Corpus: ALLIES (Corpus ALLIES)

The ALLIES Corpus was produced within the European CHIST-Era project ALLIES. The ALLIES project enabled to carry out a campaign for the evaluation of Broadcast News across time diarization systems using French data. This project is an extension of the previous ESTER, REPERE and ETAPE evaluation campaigns that were carried out for the French language in this field.

This corpus is based on the material that was used for the ESTER 1&2 (including 128 files from EPAC), REPERE and ETAPE evaluation packages with New data collected since 2014 (see ELRA Catalogue: for respective packages). The ALLIES corpus was built as an extension of the previous produced corpora. It contains corrected annotations from the previous evaluation materials as well as new audio data with corresponding transcriptions. Corrections include corrected names of speakers and re-segmentation.

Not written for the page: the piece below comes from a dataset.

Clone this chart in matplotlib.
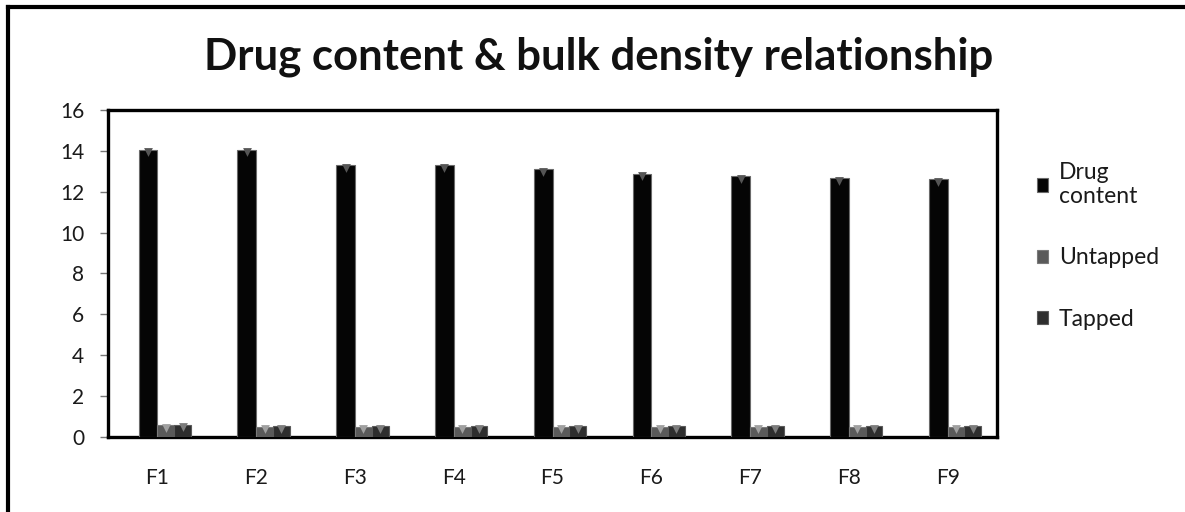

The segmentation tasks consist of segmentation in sound events, speaker tracking and speaker segmentation, detailed as follows:

  • For the sound event segmentation, the task consists of tracking the parts which contain music (with or without speech) and the parts which contain speech (with or without music).
  • The speaker tracking task consists in detecting the parts of the document that correspond to a given speaker.
  • The speaker segmentation consists of segmenting the document in speakers and grouping the parts spoken by the same speaker.



  • 1176 WAV files (around 500 hours of speech)
  • 1176 TRS files (speaker turns and orthographic transcriptions)
  • A train/test partition
    • Train 545 + 128 files
    • DiarTest-SeenShows 181 files with shows already present in the train split
    • DiarTest-UnseenShows 286 files with shows that are not in the train split
    • FullTest-CleanAnnot 35 files manually checked with music and noise annotations.


Overall, the ALLIES Corpus contains about 900 hours of news broadcast, including orthographic transcriptions, speaker annotations and segmentation.